The paper “ImputeFormer: Low Rankness-Induced Transformers for Generalizable Spatiotemporal Imputation,” from the KDD ’24 conference, addresses the pervasive issue of missing data in spatiotemporal datasets, particularly contrasting traditional low-rank models with modern deep learning methods like Transformers. The authors introduce ImputeFormer, a novel model that integrates the structural priors of low-rankness into a Transformer architecture via projected temporal attention and embedded spatial attention to achieve a better balance between signal and noise. This new approach aims to create a generalizable and efficient imputation solution, which is demonstrated to outperform state-of-the-art models across diverse benchmarks, especially in handling highly sparse observations.
ImputeFormer effectively leverages low-rankness to balance signal and noise by embedding structural priors directly into the Transformer architecture, thereby bridging the gap between the high expressivity of deep learning and the noise-filtering capabilities of analytic low-rank models.
While traditional low-rank models often oversmooth data by truncating informative signals, and standard deep learning models tend to overfit by preserving high-frequency noise, ImputeFormer achieves a balance through three specific mechanisms:
1. Temporal Projected Attention
ImputeFormer exploits the inherent redundancy of time series data, where most information can be reconstructed using a few dominant patterns. Instead of computing a full-rank attention matrix—which is computationally expensive and prone to modeling noise—the model employs a projected attention mechanism:
- Low-Rank Factorization: The model projects initial features into a lower-dimensional space using a learnable projector, effectively performing a channel-wise matrix factorization.
- Noise Filtering: By forcing the information flow through this compact representation (dimension $C \ll T$), the model retains principal temporal patterns while filtering out non-essential high-frequency noise.
- Reconstruction: The model then disperses this concentrated information back to the full sequence, ensuring that the reconstruction relies on dominating correlational structures rather than spurious correlations.
2. Spatial Embedded Attention
To manage noise in the spatial dimension, ImputeFormer avoids the full pairwise attention found in standard Transformers, which can be memory-intensive and learn misleading correlations from sparse data.
- Node Embeddings: The model assigns learnable node embeddings to sensors, acting as abstract, low-dimensional representations of the series.

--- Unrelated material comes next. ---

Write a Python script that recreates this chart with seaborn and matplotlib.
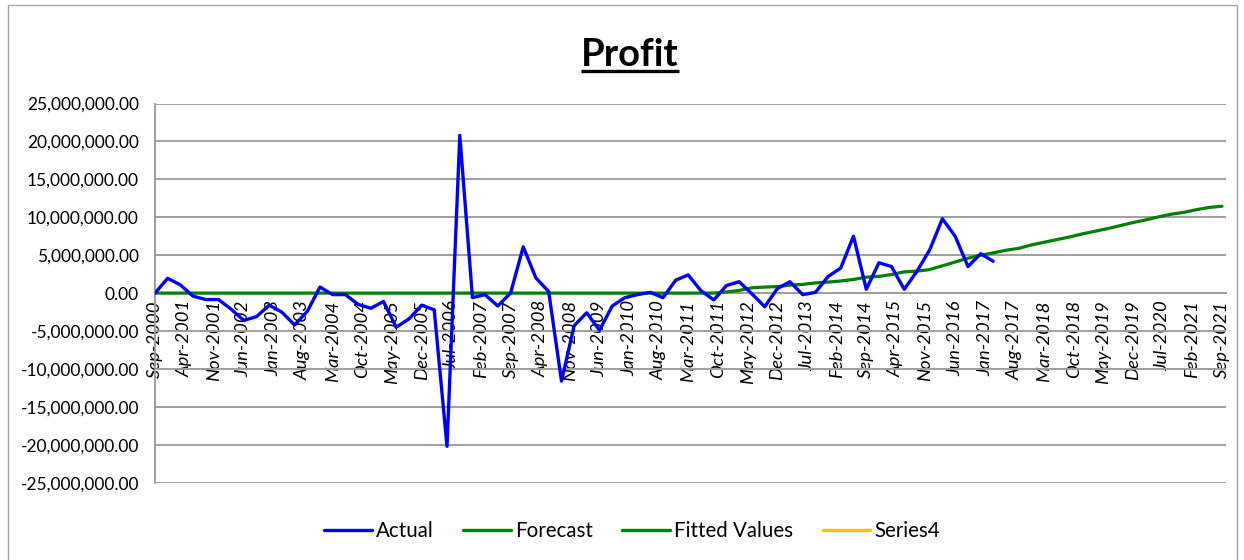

- Factorized Attention: Spatial correlations are estimated via these embeddings, resulting in an attention map with a rank lower bound determined by the embedding dimension rather than the number of sensors. This acts as a factorized low-rank approximation, reducing the risk of learning noise from specific spatial events or missing values.
3. Fourier Imputation Loss (FIL)
To further regularise the balance between signal and noise during training, ImputeFormer introduces a loss function based on the frequency domain.
- Spectral Regularisation: Recognising that spatiotemporal data possesses a sparse Fourier spectrum (which is mathematically equivalent to low-rankness in the time domain), the model minimises the Fourier $L_1$ norm.
- Global Compatibility: This loss encourages the imputed values to align globally with observed data, suppressing high-frequency noise in the spectrum that would otherwise appear as high-rank artifacts.
Empirical Evidence of Signal-Noise Balance
The effectiveness of this approach is validated through singular value (SV) spectrum analysis:
- Preventing Oversmoothing: Unlike pure matrix factorisation models that truncate too much energy (losing signal), ImputeFormer preserves the dominant singular values associated with valid signals.
- Suppressing Noise: Unlike canonical Transformers that maintain excessive energy in the tail of the spectrum (indicating preserved noise), ImputeFormer aligns closely with the SV distribution of the ground truth data.
Analogy: You can think of ImputeFormer’s approach like a professional audio engineer cleaning up a noisy recording.
- A standard deep learning model is like a microphone that amplifies everything, making the voice (signal) loud but also amplifying the background hiss (noise).
- A traditional low-rank model is like an aggressive mute button that cuts out the hiss but also muffles the voice, making it sound flat and robotic.
- ImputeFormer acts as an intelligent equaliser. By “projecting” the sound, it identifies the specific frequencies where the human voice lives (dominant patterns) and focuses its power there, while ignoring the frequencies where only static hiss exists. The result is a recording that is crisp and detailed (expressive) without being fuzzy (noisy).